Ravi had earlier met an EPDP prisoner Ratheepan in Alpha Two who did the job of serving food to other prisoners. Ratheepan knew he was not meant to get out alive. During bombing and shelling as the Army got close to Vallipunam in February 2009, Ratheepan took his chance and escaped when he went pretending to collect a bucket of food. He later gave Ravi the information that 35 prisoners including Jeyaratnam, Farook, several Sinhalese and members of rival groups had been executed by the LTTE.

It was through such sources that Ravi learnt about the aerial bombing of the prison known as the ‘Reform Centre’ at Anandapuram on 18th February. Ravi said that many prisoners were kept chained and that 45 had been killed, agreeing with information obtained from other sources. Ravi said that naval officers were generally kept there and Officer Boyagoda was one of its former inmates.

The Singular Fate of Kanthi: Kanthi who had long been a torture king in the camp system had also tormented Ravi. However, Ravi learnt that Kanthi had come under suspicion of being a government informant after the air attack on 2nd November 2007, which successfully targeted the LTTE’s political leader, Tamilchelvan. Kanthi had evidently been questioned and let off because of his good standing with Pottu Amman. There followed another scandal. Kanthi had apparently detained dozens of members of his own intelligence unit on charges of betrayal, tortured and killed them. The reason as many believed was Kanthi’s fear that some of his juniors who were rising in the intelligence wing might outshine him (in whatever the unit was supposed to do). Ravi heard that the LTTE leadership, which received many complaints about Kanthi from the families of those he killed, finally decided to execute him. By that time Kanthi’s patron Pottu Amman’s star was also on the decline as Ratnam Master was being pushed up as a parallel operator.

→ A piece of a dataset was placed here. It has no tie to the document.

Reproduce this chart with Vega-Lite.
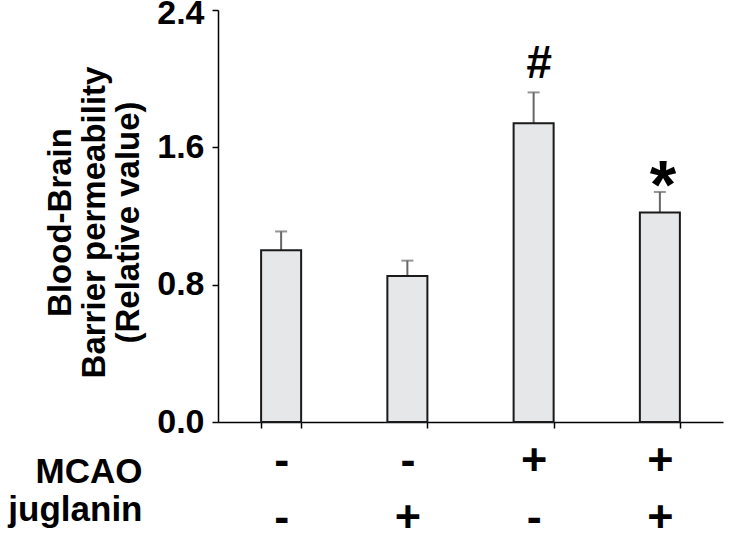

Thooyavan, whom Ravi found also a nasty operator, who gave him much offence by insulting his mother in the lowest terms, was among many that met a fate characteristic of the organisation’s character. Thooyavan who came out with the IDPs has now joined the ranks of ex-LTTEers whose star talents are now at the service of the CID and Sri Lankan intelligence.

8.6. Bearing Witness: Satheeshkumar

Satheeshkumar, a mason, was from Jaffna, which he left for the Vanni during the 1995 exodus. He was detained after being caught by the LTTE while transporting his cousin whom the LTTE sought to conscript from Vidathalthivu by sea,. He was placed under a prison boss named Venthan. After enduring much torture, he was posted to Vanampadi camp. In January 2009 Vanampadi came under pressure from the SL Army. Some escaped. About 300 survivors were transferred to a camp named Tango Ten in Suthanthirapuram adjoining Udayarkaddu. (Ravi believes that this was the same place where members of the Sri Lankan Army were held. Although the original Tango Ten was in Vallipunam, Ravi says that the LTTE had the practice of moving camps and retaining old names.)

On 8th February, the Army was very close at Iruddumadu. The prisoners pleaded with intelligence chiefs Pottu Amman and Kapil Amman who came there to release them.       

After conferring with other LTTE officials, Pottu Amman ordered the release of ten persons. He ordered 140 others to be executed. They were mainly members of other Tamil groups, Sinhalese or Muslims suspected of security forces connections. Satheeshkumar understood that they were killed in the nearby jungle and their bodies were burnt.